Oklahoma stands to benefit the most if obesity levels remain steady. This would provide a potential savings of $1,200 per adult or a savings of more than $3.2 billion for the state.

Colorado is estimated to have the lowest obesity rate.

Overall, the United States spends about $1.8 trillion a year in medical costs associated with chronic diseases such as diabetes, heart disease and cancer, and all three are linked to smoking and obesity, the nation's two largest risk factors, according to the  report.

Smoking is still the No. 1 preventable cause of death in the country, accounting for about 440,000 deaths annually, the report says.

About one in five Americans smoke. More than 3 million people quit smoking this past year. The percentage of people who smoke varies by state, from 9.3% in Utah to more than 25% in Kentucky, Indiana and West Virginia, the study says.

This report comes as the country struggles to find ways to curb medical costs and Congress debates health care legislation.

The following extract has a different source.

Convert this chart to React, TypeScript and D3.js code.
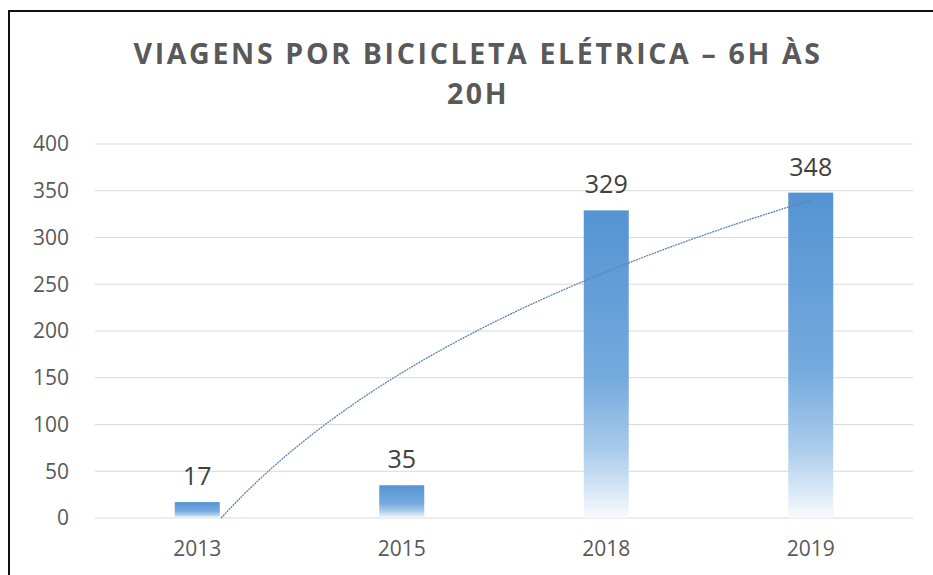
import { useEffect, useRef } from 'react';
import * as d3 from 'd3';

// Reference chart data
const years = ['2013', '2015', '2018', '2019'];
const trips = [17, 35, 329, 348];
const yTicks = [0, 50, 100, 150, 200, 250, 300, 350, 400];
const titleLines = ['VIAGENS POR BICICLETA ELÉTRICA – 6H ÀS', '20H'];

const COLORS = {
    text: '#595959',
    label: '#404040',
    grid: '#d9d9d9',
    trend: '#5a84b5',
    frame: '#111111',
};

const W = 933;
const H = 575;

export default function App() {
    const svgRef = useRef<SVGSVGElement | null>(null);

    useEffect(() => {
        if (!svgRef.current) return;
        const svg = d3.select(svgRef.current);
        svg.selectAll('*').remove();

        const margin = { top: 144, right: 20, bottom: 57, left: 95 };
        const w = 913 - margin.left;
        const h = H - margin.top - margin.bottom;
        const font = "'Open Sans', sans-serif";

        // gradient for bars: solid blue on top, fading to white at the bottom
        const defs = svg.append('defs');
        const grad = defs.append('linearGradient')
            .attr('id', 'barGrad')
            .attr('x1', 0).attr('y1', 0).attr('x2', 0).attr('y2', 1);
        [
            [0, '#5593d3'],
            [0.55, '#75aadd'],
            [0.78, '#a9cbeb'],
            [1, '#f7fafd'],
        ].forEach(([o, c]) => grad.append('stop').attr('offset', o as number).attr('stop-color', c as string));

        svg.append('rect').attr('width', W).attr('height', H).attr('fill', '#fff');

        // frame (top and left edges only, as in the screenshot)
        svg.append('line').attr('x1', 8).attr('x2', W).attr('y1', 11).attr('y2', 11)
            .attr('stroke', COLORS.frame).attr('stroke-width', 2);
        svg.append('line').attr('x1', 9).attr('x2', 9).attr('y1', 10).attr('y2', H)
            .attr('stroke', COLORS.frame).attr('stroke-width', 2);

        // title
        titleLines.forEach((t, i) => {
            const txt = svg.append('text')
                .attr('x', 478).attr('y', 64 + i * 40)
                .attr('text-anchor', 'middle')
                .style('font-family', font).style('font-weight', 700)
                .style('font-size', '28.5px').style('letter-spacing', '2.5px')
                .style('fill', COLORS.text)
                .text(t);
            if (i === 0) txt.attr('textLength', 689).attr('lengthAdjust', 'spacing');
        });

        const g = svg.append('g').attr('transform', `translate(${margin.left},${margin.top})`);

        const x = d3.scaleBand<string>().domain(years).range([0, w]).paddingInner(0.78).paddingOuter(0.39);
        const y = d3.scaleLinear().domain([0, 400]).range([h, 0]);

        // gridlines
        g.selectAll('.grid').data(yTicks).enter().append('line')
            .attr('x1', 0).attr('x2', w)
            .attr('y1', d => y(d)).attr('y2', d => y(d))
            .attr('stroke', COLORS.grid).attr('stroke-width', 1.2);

        // y tick labels
        g.selectAll('.ylab').data(yTicks).enter().append('text')
            .attr('x', -26).attr('y', d => y(d)).attr('dy', '0.35em')
            .attr('text-anchor', 'end')
            .style('font-family', font).style('font-size', '21px')
            .style('fill', COLORS.text)
            .text(d => d);

        // bars
        g.selectAll('.bar').data(trips).enter().append('rect')
            .attr('x', (_, i) => x(years[i])!)
            .attr('width', x.bandwidth())
            .attr('y', d => y(d))
            .attr('height', d => h - y(d))
            .attr('fill', 'url(#barGrad)');

        // value labels
        g.selectAll('.val').data(trips).enter().append('text')
            .attr('x', (_, i) => x(years[i])! + x.bandwidth() / 2)
            .attr('y', d => y(d) - 17)
            .attr('text-anchor', 'middle')
            .style('font-family', font).style('font-size', '25px')
            .style('fill', COLORS.label)
            .text(d => d);

        // x labels
        g.selectAll('.xlab').data(years).enter().append('text')
            .attr('x', d => x(d)! + x.bandwidth() / 2)
            .attr('y', h + 38)
            .attr('text-anchor', 'middle')
            .style('font-family', font).style('font-size', '21px')
            .style('fill', COLORS.text)
            .text(d => d);

        // logarithmic trendline (least squares on ln(index)), clipped at 0
        const lx = trips.map((_, i) => Math.log(i + 1));
        const mx = d3.mean(lx)!;
        const my = d3.mean(trips)!;
        const a = d3.sum(lx, (v, i) => (v - mx) * (trips[i] - my)) / d3.sum(lx, v => (v - mx) ** 2);
        const b = my - a * mx;
        const start = Math.exp(-b / a);
        const step = x.step();
        const cx = (k: number) => x(years[0])! + x.bandwidth() / 2 + (k - 1) * step;
        const pts = d3.range(start, trips.length + 0.0001, 0.02).map(k => [cx(k), y(Math.max(0, a * Math.log(k) + b))] as [number, number]);
        g.append('path')
            .attr('d', d3.line()(pts))
            .attr('fill', 'none')
            .attr('stroke', COLORS.trend)
            .attr('stroke-width', 1.3)
            .attr('stroke-dasharray', '2,0.8');
    }, []);

    return (
        <svg ref={svgRef} width={W} height={H}
            style={{ position: 'absolute', left: 0, top: 0, display: 'block' }} />
    );
}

"Obesity is going to be a leading driver in rising health-care costs," says Kenneth Thorpe who is also the chairman of the department of health policy and management at Emory University in Atlanta.

"There is a tsunami of chronic preventable disease about to be unleashed into our medical-care system which is increasingly unaffordable," says Reed Tuckson of United Health Foundation, sponsor of the report with the American Public Health Association and Partnership for Prevention.

"This report is an urgent call to take much more aggressive action to deal with key disease risk factors such as obesity and smoking," Tuckson says.